I know that my endometriosis is going to make it that much harder for Coach and I to conceive.  And now the BC looks like it will too.  Here's the quandry though:  Do I wait until I'm 27, 28, and stop taking the BC in the hopes that I'll start ovulating a year later (when I'm ready)?  Or do I wait until we are 100% ready and then just....wait? 

All this, and having kids still freaks me out.  The job I'm in right now is not even remotely conducive to having babies (no paid maternity leave, no maternity coverage on our health insurance, a boss that purposefully hires people without kids, etc), and I want more time with just Coach and I.  I want to weather a few more storms (insurance against the havoc babies can wreck on a relationship!) and sock away some seriously good times (like taking our belated honeymoon!) before we start down the path of parenthood.  But I wonder, in the back of my head, if us taking this time now is going to cause us fertility heartaches in the future. 

I just hope I feel ready some day.  I'm scared I won't.  And I'm scared about ovulating now.  Awesome. 

And we're visiting the grandchild-ravenous in-laws this weekend!

Do you worry about things way off in the future?  Or do you worry about ovulating?  I know I do!

Tuesday, March 1, 2011

On Comparisons

Monday I was at one of the nursing homes I market, working with the activities director.  I was leaving, and mentioned to the activities director how much I enjoyed my "me" time when Coach is away at athletic competitions.  The activities assistant chimes in that she wouldn't ever want to spend one single second away from husband, and that she loved it when her ex husband left town. 

I really resent my marriage being compared to her skeezy ex.  To me, the implication is that if you have a good marriage and if you really love your husband, then you wouldn't want to spend any time away from him.

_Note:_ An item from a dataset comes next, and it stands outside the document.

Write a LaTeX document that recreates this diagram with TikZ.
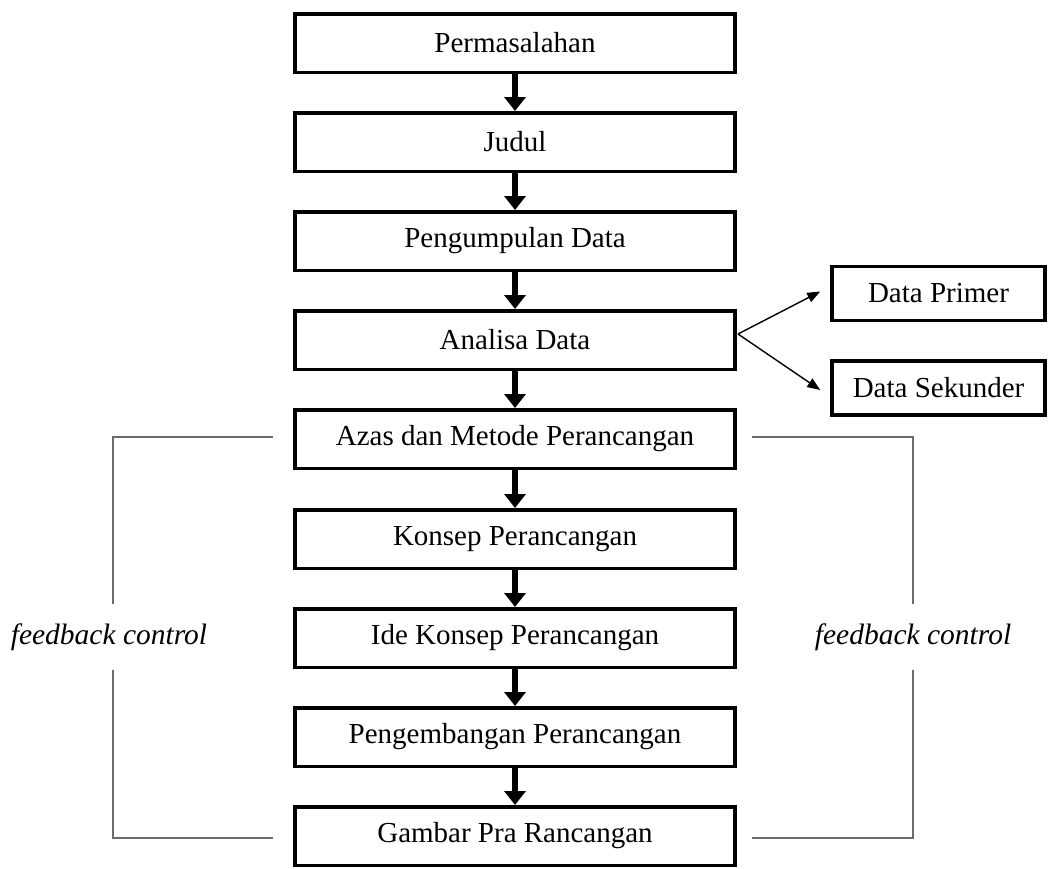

Our own respective "me" times is one of the best things Coach and I do for ourselves and each other.  Besides the fact that I knew going into our marriage that Coach would be out of town lots of weekends, and I like to make the best of things.  I thoroughly enjoy time to myself, time with my sisters and family when Coach is out of town.  And I am always excited to see him and spend Sunday with him when he gets back. 

Argh.   It just really rubbed me the wrong way, to be compared to her yucky ex. 

Have you ever found yourself being compared to an undesirable situation?